Dia menambahkan, “Ya walaupun, sekali lagi, polisi bisa mudah memantau gerak anak-anak. Untuk itu, kami sendiri udah mulai punya cara khusus buat mengatasinya.”

Media sosial juga membantu mengurangi persepsi negatif publik terhadap balap liar. Barney merasa balap liar merupakan bagian dari dinamika anak-anak muda yang tak difasilitasi oleh pemangku kebijakan. Bagian negatifnya memang tetap ada, seperti tawuran maupun kemungkinan jadi korban kecelakaan. Namun demikian, sisi positifnya juga tak kalah banyak.

“Balap liar itu juga soal team work, etos kerja, atau utak-atik mesin yang perlu kemampuan khusus. Itu, kan, baik dilihat sebenernya. Tapi, orang-orang justru lebih sering mandang bagian yang negatif aja,” kata Barney, dengan menggebu-gebu.

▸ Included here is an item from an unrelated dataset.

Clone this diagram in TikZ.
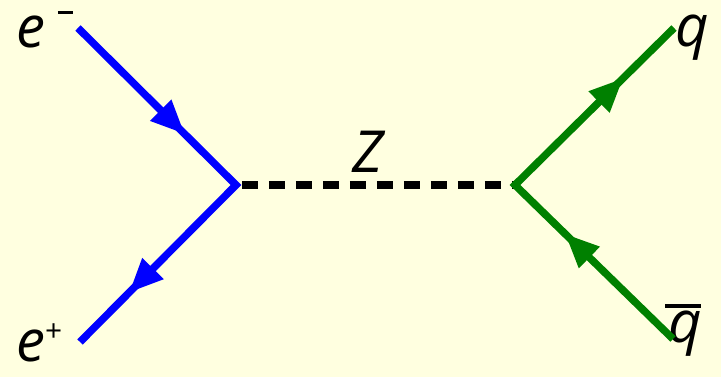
\documentclass[tikz,border=0pt]{standalone}
\usepackage{fontspec}
\setmainfont{Open Sans}
\usetikzlibrary{arrows.meta, decorations.markings}
\definecolor{bgyellow}{HTML}{FFFFE0}
\definecolor{quarkgreen}{HTML}{008000}
\newcommand{\antiq}{\makebox[0pt][l]{\hspace{-0.05em}\rule[0.6em]{0.62em}{0.08em}}q}
\newcommand{\charge}[2]{\raisebox{#1}{\fontsize{17}{20}\selectfont\upshape #2}}

\begin{document}
\begin{tikzpicture}[x=0.02cm, y=-0.02cm,
    fermion/.style={draw=#1, line width=0.15cm, line join=miter, postaction={decorate}},
    fermarrows/.style 2 args={decoration={markings,
        mark=at position #1 with {\arrow{Triangle[length=0.68cm, width=0.56cm]}},
        mark=at position #2 with {\arrow{Triangle[length=0.68cm, width=0.56cm]}}}},
    boson/.style={draw=black, line width=0.16cm, dash pattern=on 0.32cm off 0.22cm, dash phase=0.42cm},
    particle/.style={anchor=base west, inner sep=0pt, font=\fontsize{33}{40}\selectfont\itshape}
]
\fill[bgyellow] (0,0) rectangle (721,377);
\useasboundingbox (0,0) rectangle (721,377);

% vertices and external legs
\coordinate (v1) at (236,185);
\coordinate (v2) at (515,185);
\coordinate (em) at (78,28);
\coordinate (ep) at (80,342);
\coordinate (q) at (674,28);
\coordinate (qb) at (673,339);

\node[particle] (lem) at (16,48) {e\hspace{0.22em}\rule[19.5pt]{8.5pt}{1.8pt}};
\node[particle] (lep) at (16,362) {e\charge{0.36em}{+}};
\node[particle] (lq) at (675,47) {q};
\node[particle] (lqb) at (668,343) {\antiq};
\node[particle] (lz) at (352,173) {Z};

\draw[boson] (v1) -- (v2);
\draw[fermion=blue, fermarrows={0.34}{0.845}] (em) -- (v1) -- (ep);
\draw[fermion=quarkgreen, fermarrows={0.34}{0.84}] (qb) -- (v2) -- (q);
\end{tikzpicture}
\end{document}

Balap liar, diakui atau tidak, telah menjadi bagian dari kultur anak-anak muda di kota besar macam Jakarta. Ia akan selalu ada, mengiringi gejolak hasrat anak-anak muda dan kerasnya kehidupan kota, sekalipun berkali-kali diberangus dengan alasan melanggar hukum dan mengganggu ketertiban.